begin

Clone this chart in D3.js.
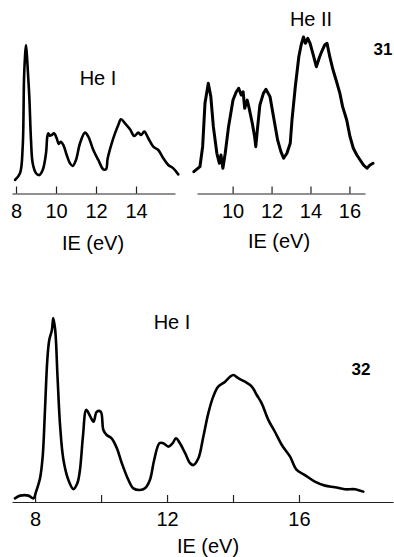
<!DOCTYPE html>
<html>
<head>
<meta charset="utf-8">
<script src="https://cdn.jsdelivr.net/npm/d3@7"></script>
<style>
  body { margin: 0; background: #fff; }
  text { font-family: "Liberation Sans", Arial, sans-serif; fill: #000; }
</style>
</head>
<body>
<div class="canvas"></div>
<script>
// spectrum 31, He I  [IE (eV), relative intensity]
const heI31 = [
  [7.95, 3.6], [8.2, 8.4], [8.335, 27.4], [8.4, 75], [8.45, 91.6], [8.5, 100],
  [8.565, 88.1], [8.665, 63.1], [8.75, 32.1], [8.835, 15.5], [9.0, 8.4], [9.165, 7.1],
  [9.335, 10.7], [9.5, 22.6], [9.565, 34.5], [9.615, 36.9], [9.7, 35.2], [9.785, 35.7],
  [9.9, 36.9], [10.035, 33.4], [10.135, 29.3], [10.235, 30.9], [10.365, 28.6],
  [10.535, 21.4], [10.7, 15.5], [10.835, 13.6], [11.0, 17.9], [11.2, 29.8], [11.45, 37.4],
  [11.615, 34.5], [11.865, 25], [12.115, 17.9], [12.365, 11.2], [12.5, 11.2], [12.585, 19.1],
  [12.785, 29.8], [12.95, 36.9], [13.115, 42.9], [13.25, 46.9], [13.45, 44.1], [13.7, 39.8],
  [13.915, 35], [14.115, 37.4], [14.25, 35.7], [14.415, 38.1], [14.615, 33.4],
  [14.865, 27.4], [15.115, 25], [15.365, 19.1], [15.615, 14.3], [15.865, 11.9], [16.115, 7.6]
];

// spectrum 31, He II
const heII31 = [
  [8.01, 5.8], [8.32, 9.3], [8.46, 23.3], [8.58, 53.6], [8.75, 67.6], [8.88, 58.3],
  [9.01, 37.3], [9.19, 18.7], [9.32, 11.7], [9.40, 17.5], [9.50, 8.2], [9.62, 18.7],
  [9.79, 37.3], [10.02, 55.9], [10.19, 61.7], [10.31, 64.1], [10.44, 59.4], [10.54, 61.7],
  [10.62, 50.1], [10.75, 55.9], [10.83, 51.3], [11.01, 39.7], [11.13, 30.3], [11.19, 23.3],
  [11.27, 35], [11.40, 52.4], [11.58, 60.6], [11.71, 63.4], [11.92, 58.3], [12.13, 42],
  [12.31, 28], [12.48, 19.8], [12.62, 15.2], [12.79, 18.7], [12.96, 25.7], [13.05, 42],
  [13.22, 65.2], [13.40, 86.2], [13.52, 94.4], [13.64, 100], [13.74, 95.6], [13.86, 99.1],
  [13.98, 95.6], [14.12, 88.6], [14.30, 79.2], [14.47, 86.2], [14.61, 90.9], [14.73, 94.4],
  [14.85, 95.6], [14.99, 86.2], [15.16, 76.9], [15.34, 68.7], [15.51, 60.6], [15.65, 51.3],
  [15.86, 42], [16.03, 30.3], [16.20, 22.2], [16.38, 17.5], [16.55, 14], [16.72, 10.5],
  [16.90, 8.2], [17.06, 10.5], [17.21, 11.7]
];

// spectrum 32, He I
const heI32 = [
  [7.39, 0.9], [7.55, 2.4], [7.80, 2.4], [7.95, 0.9], [8.03, 4.6], [8.15, 11.9],
  [8.23, 23.8], [8.30, 49.5], [8.37, 76.9], [8.43, 87.9], [8.51, 93.4], [8.55, 100],
  [8.61, 93.4], [8.68, 67.7], [8.76, 40.3], [8.86, 22], [9.01, 11], [9.16, 6],
  [9.28, 9.2], [9.36, 16.5], [9.45, 34.8], [9.55, 49.5], [9.65, 46.7], [9.77, 43],
  [9.87, 48.5], [9.99, 48.5], [10.07, 38.5], [10.17, 35.7], [10.32, 33.9], [10.48, 28.4],
  [10.63, 20.2], [10.83, 11], [10.98, 6.4], [11.18, 5.5], [11.33, 6.4], [11.48, 11],
  [11.61, 22], [11.77, 31.2], [11.89, 31.2], [12.04, 29.3], [12.17, 31.2], [12.27, 33.9],
  [12.39, 31.2], [12.55, 25.7], [12.70, 20.2], [12.80, 19.2], [12.95, 22.9], [13.10, 34.8],
  [13.25, 47.6], [13.40, 56.8], [13.55, 62.3], [13.76, 65], [13.91, 67.7], [14.01, 68.7],
  [14.16, 66.9], [14.36, 65], [14.57, 62.3], [14.72, 57.7], [14.87, 53.1], [15.07, 44],
  [15.27, 37.5], [15.48, 30.2], [15.73, 23.8], [15.93, 16.5], [16.18, 13.7], [16.48, 10.1],
  [16.79, 7.9], [17.09, 7], [17.39, 5.9], [17.70, 5.9], [17.95, 4.6]
];

const ticks31a = [8, 10, 12, 14];
const ticks31b = [10, 12, 14, 16];
const ticks32 = [8, 10, 12, 14, 16];
const labels32 = [8, 12, 16];

const svg = d3.select('.canvas')
  .append('svg')
  .attr('width', 394)
  .attr('height', 557);

const panel = (data, xDomain, xRange, yRange, axisY, tickVals, tickLabels, width, curve) => {
  const x = d3.scaleLinear().domain(xDomain).range(xRange);
  const y = d3.scaleLinear().domain([0, 100]).range(yRange);

  const axis = d3.axisBottom(x)
    .tickValues(tickVals)
    .tickFormat(d => tickLabels.includes(d) ? d : '')
    .tickSizeInner(-7)
    .tickSizeOuter(0)
    .tickPadding(10);

  const g = svg.append('g')
    .attr('transform', `translate(0,${axisY})`)
    .call(axis);
  g.select('.domain').attr('stroke', '#222').attr('stroke-width', 1.2);
  g.selectAll('.tick line').attr('stroke', '#222').attr('stroke-width', 1.2);
  g.selectAll('.tick text')
    .attr('font-size', 20)
    .attr('fill', '#000')
    .style('font-family', '"Liberation Sans", Arial, sans-serif');

  const line = d3.line()
    .x(d => x(d[0]))
    .y(d => y(d[1]))
    .curve(curve);

  svg.append('path')
    .datum(data)
    .attr('d', line)
    .attr('fill', 'none')
    .attr('stroke', '#000')
    .attr('stroke-width', width)
    .attr('stroke-linejoin', 'round')
    .attr('stroke-linecap', 'round');
};

panel(heI31, [7.8, 15.95], [12, 175], [185, 45], 193.5, ticks31a, ticks31a, 2.6, d3.curveCatmullRom);
panel(heII31, [8.17, 16.8], [197, 365], [180, 37], 193.5, ticks31b, ticks31b, 3, d3.curveLinear);
panel(heI32, [7.3, 18.85], [12, 393], [500, 318], 502, ticks32, labels32, 2.6, d3.curveCatmullRom);

const label = (txt, x, y, size, weight) => {
  svg.append('text')
    .attr('x', x)
    .attr('y', y)
    .attr('text-anchor', 'middle')
    .attr('font-size', size)
    .attr('font-weight', weight || 'normal')
    .text(txt);
};

label('He I', 98, 85, 20);
label('He II', 311, 26, 20);
label('31', 383, 55, 17, 'bold');
label('He I', 172, 329, 20);
label('32', 361, 375, 17, 'bold');
label('IE (eV)', 93, 250, 20);
label('IE (eV)', 279, 248, 20);
label('IE (eV)', 208, 553, 20);
</script>
</body>
</html>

end

Retype each line of the listing above word for word. Exclude the pictures.

Final result.
Clone this chart in D3.js.
<!DOCTYPE html>
<html>
<head>
<meta charset="utf-8">
<script src="https://cdn.jsdelivr.net/npm/d3@7"></script>
<style>
  body { margin: 0; background: #fff; }
  text { font-family: "Liberation Sans", Arial, sans-serif; fill: #000; }
</style>
</head>
<body>
<div class="canvas"></div>
<script>
// spectrum 31, He I  [IE (eV), relative intensity]
const heI31 = [
  [7.95, 3.6], [8.2, 8.4], [8.335, 27.4], [8.4, 75], [8.45, 91.6], [8.5, 100],
  [8.565, 88.1], [8.665, 63.1], [8.75, 32.1], [8.835, 15.5], [9.0, 8.4], [9.165, 7.1],
  [9.335, 10.7], [9.5, 22.6], [9.565, 34.5], [9.615, 36.9], [9.7, 35.2], [9.785, 35.7],
  [9.9, 36.9], [10.035, 33.4], [10.135, 29.3], [10.235, 30.9], [10.365, 28.6],
  [10.535, 21.4], [10.7, 15.5], [10.835, 13.6], [11.0, 17.9], [11.2, 29.8], [11.45, 37.4],
  [11.615, 34.5], [11.865, 25], [12.115, 17.9], [12.365, 11.2], [12.5, 11.2], [12.585, 19.1],
  [12.785, 29.8], [12.95, 36.9], [13.115, 42.9], [13.25, 46.9], [13.45, 44.1], [13.7, 39.8],
  [13.915, 35], [14.115, 37.4], [14.25, 35.7], [14.415, 38.1], [14.615, 33.4],
  [14.865, 27.4], [15.115, 25], [15.365, 19.1], [15.615, 14.3], [15.865, 11.9], [16.115, 7.6]
];

// spectrum 31, He II
const heII31 = [
  [8.01, 5.8], [8.32, 9.3], [8.46, 23.3], [8.58, 53.6], [8.75, 67.6], [8.88, 58.3],
  [9.01, 37.3], [9.19, 18.7], [9.32, 11.7], [9.40, 17.5], [9.50, 8.2], [9.62, 18.7],
  [9.79, 37.3], [10.02, 55.9], [10.19, 61.7], [10.31, 64.1], [10.44, 59.4], [10.54, 61.7],
  [10.62, 50.1], [10.75, 55.9], [10.83, 51.3], [11.01, 39.7], [11.13, 30.3], [11.19, 23.3],
  [11.27, 35], [11.40, 52.4], [11.58, 60.6], [11.71, 63.4], [11.92, 58.3], [12.13, 42],
  [12.31, 28], [12.48, 19.8], [12.62, 15.2], [12.79, 18.7], [12.96, 25.7], [13.05, 42],
  [13.22, 65.2], [13.40, 86.2], [13.52, 94.4], [13.64, 100], [13.74, 95.6], [13.86, 99.1],
  [13.98, 95.6], [14.12, 88.6], [14.30, 79.2], [14.47, 86.2], [14.61, 90.9], [14.73, 94.4],
  [14.85, 95.6], [14.99, 86.2], [15.16, 76.9], [15.34, 68.7], [15.51, 60.6], [15.65, 51.3],
  [15.86, 42], [16.03, 30.3], [16.20, 22.2], [16.38, 17.5], [16.55, 14], [16.72, 10.5],
  [16.90, 8.2], [17.06, 10.5], [17.21, 11.7]
];

// spectrum 32, He I
const heI32 = [
  [7.39, 0.9], [7.55, 2.4], [7.80, 2.4], [7.95, 0.9], [8.03, 4.6], [8.15, 11.9],
  [8.23, 23.8], [8.30, 49.5], [8.37, 76.9], [8.43, 87.9], [8.51, 93.4], [8.55, 100],
  [8.61, 93.4], [8.68, 67.7], [8.76, 40.3], [8.86, 22], [9.01, 11], [9.16, 6],
  [9.28, 9.2], [9.36, 16.5], [9.45, 34.8], [9.55, 49.5], [9.65, 46.7], [9.77, 43],
  [9.87, 48.5], [9.99, 48.5], [10.07, 38.5], [10.17, 35.7], [10.32, 33.9], [10.48, 28.4],
  [10.63, 20.2], [10.83, 11], [10.98, 6.4], [11.18, 5.5], [11.33, 6.4], [11.48, 11],
  [11.61, 22], [11.77, 31.2], [11.89, 31.2], [12.04, 29.3], [12.17, 31.2], [12.27, 33.9],
  [12.39, 31.2], [12.55, 25.7], [12.70, 20.2], [12.80, 19.2], [12.95, 22.9], [13.10, 34.8],
  [13.25, 47.6], [13.40, 56.8], [13.55, 62.3], [13.76, 65], [13.91, 67.7], [14.01, 68.7],
  [14.16, 66.9], [14.36, 65], [14.57, 62.3], [14.72, 57.7], [14.87, 53.1], [15.07, 44],
  [15.27, 37.5], [15.48, 30.2], [15.73, 23.8], [15.93, 16.5], [16.18, 13.7], [16.48, 10.1],
  [16.79, 7.9], [17.09, 7], [17.39, 5.9], [17.70, 5.9], [17.95, 4.6]
];

const ticks31a = [8, 10, 12, 14];
const ticks31b = [10, 12, 14, 16];
const ticks32 = [8, 10, 12, 14, 16];
const labels32 = [8, 12, 16];

const svg = d3.select('.canvas')
  .append('svg')
  .attr('width', 394)
  .attr('height', 557);

const panel = (data, xDomain, xRange, yRange, axisY, tickVals, tickLabels, width, curve) => {
  const x = d3.scaleLinear().domain(xDomain).range(xRange);
  const y = d3.scaleLinear().domain([0, 100]).range(yRange);

  const axis = d3.axisBottom(x)
    .tickValues(tickVals)
    .tickFormat(d => tickLabels.includes(d) ? d : '')
    .tickSizeInner(-7)
    .tickSizeOuter(0)
    .tickPadding(10);

  const g = svg.append('g')
    .attr('transform', `translate(0,${axisY})`)
    .call(axis);
  g.select('.domain').attr('stroke', '#222').attr('stroke-width', 1.2);
  g.selectAll('.tick line').attr('stroke', '#222').attr('stroke-width', 1.2);
  g.selectAll('.tick text')
    .attr('font-size', 20)
    .attr('fill', '#000')
    .style('font-family', '"Liberation Sans", Arial, sans-serif');

  const line = d3.line()
    .x(d => x(d[0]))
    .y(d => y(d[1]))
    .curve(curve);

  svg.append('path')
    .datum(data)
    .attr('d', line)
    .attr('fill', 'none')
    .attr('stroke', '#000')
    .attr('stroke-width', width)
    .attr('stroke-linejoin', 'round')
    .attr('stroke-linecap', 'round');
};

panel(heI31, [7.8, 15.95], [12, 175], [185, 45], 193.5, ticks31a, ticks31a, 2.6, d3.curveCatmullRom);
panel(heII31, [8.17, 16.8], [197, 365], [180, 37], 193.5, ticks31b, ticks31b, 3, d3.curveLinear);
panel(heI32, [7.3, 18.85], [12, 393], [500, 318], 502, ticks32, labels32, 2.6, d3.curveCatmullRom);

const label = (txt, x, y, size, weight) => {
  svg.append('text')
    .attr('x', x)
    .attr('y', y)
    .attr('text-anchor', 'middle')
    .attr('font-size', size)
    .attr('font-weight', weight || 'normal')
    .text(txt);
};

label('He I', 98, 85, 20);
label('He II', 311, 26, 20);
label('31', 383, 55, 17, 'bold');
label('He I', 172, 329, 20);
label('32', 361, 375, 17, 'bold');
label('IE (eV)', 93, 250, 20);
label('IE (eV)', 279, 248, 20);
label('IE (eV)', 208, 553, 20);
</script>
</body>
</html>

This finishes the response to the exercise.